Posted by: Tony Francis | 27 Jun 2008 04:32:18

Thanks Michael Bulley. That looks a good lead. At the moment I am online only via iPhone. Will follow up as soon as I am properly connected again.
On the location ... Beard Towers is not so capacious ...that I imagine it will be the living room

Posted by: Mary | 26 Jun 2008 17:22:26

As I'm in France, my default Google is the French one, so just out of idle curiosity I typed "Inglesis peintre" and got this:
monument funéraire de peintre, de L. Ingleort (monument sépulcral n° 10)
Localisation Ile-de-France ; Hauts-de-Seine ; Boulogne-Billancourt
Edifice nouveau cimetière (non inventorié)
Auteur(s) Inglesis L. (?, peintre, mosaïste)
Siècle 3e quart 20e siècle (?)
Copyright © Inventaire général

Posted by: Michael Bulley | 26 Jun 2008 16:49:23

Mary, where are you going to put your new acquisition? Guests might be fooled into thinking that Boris is a relation if you hang him in your living room or kitchen.

Posted by: Kiran | 26 Jun 2008 14:14:48

Does sound like a pseudonym, doesn't it. Any chance it's a self-portrait?

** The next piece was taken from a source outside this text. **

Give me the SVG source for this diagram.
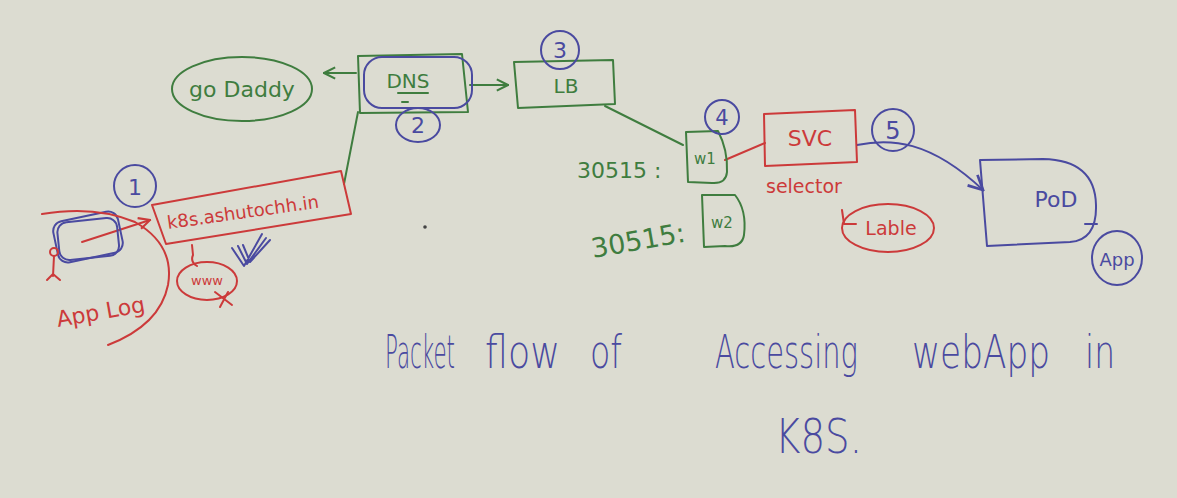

The (arch)angel appears to be an unfinished canvas pinned to a board and leaning against a door. What did his own studio look like? El Iglesias could be "the churchy one"?? Russian icon tradition for a white emigre?

Very short tie he's wearing!

He must have had very good contacts to get all those commissions - either that or he was the only mosaicist around Bloomsbury at the time. Interesting to know about his work (if any) in Russia, pre-1917.

The pseudonym Leonid could be a pointer to St Mark?

He does look a bit like Putin, too, doesn't he :-)

Posted by: Xjy | 26 Jun 2008 10:34:59

"THE husband"! I suppose this is meant to indicate that he is the definite article and to that extent is positive. But why does Mary Beard have to "confess" that it was "he" as though men are rarely allowed to be seen when she communes with art.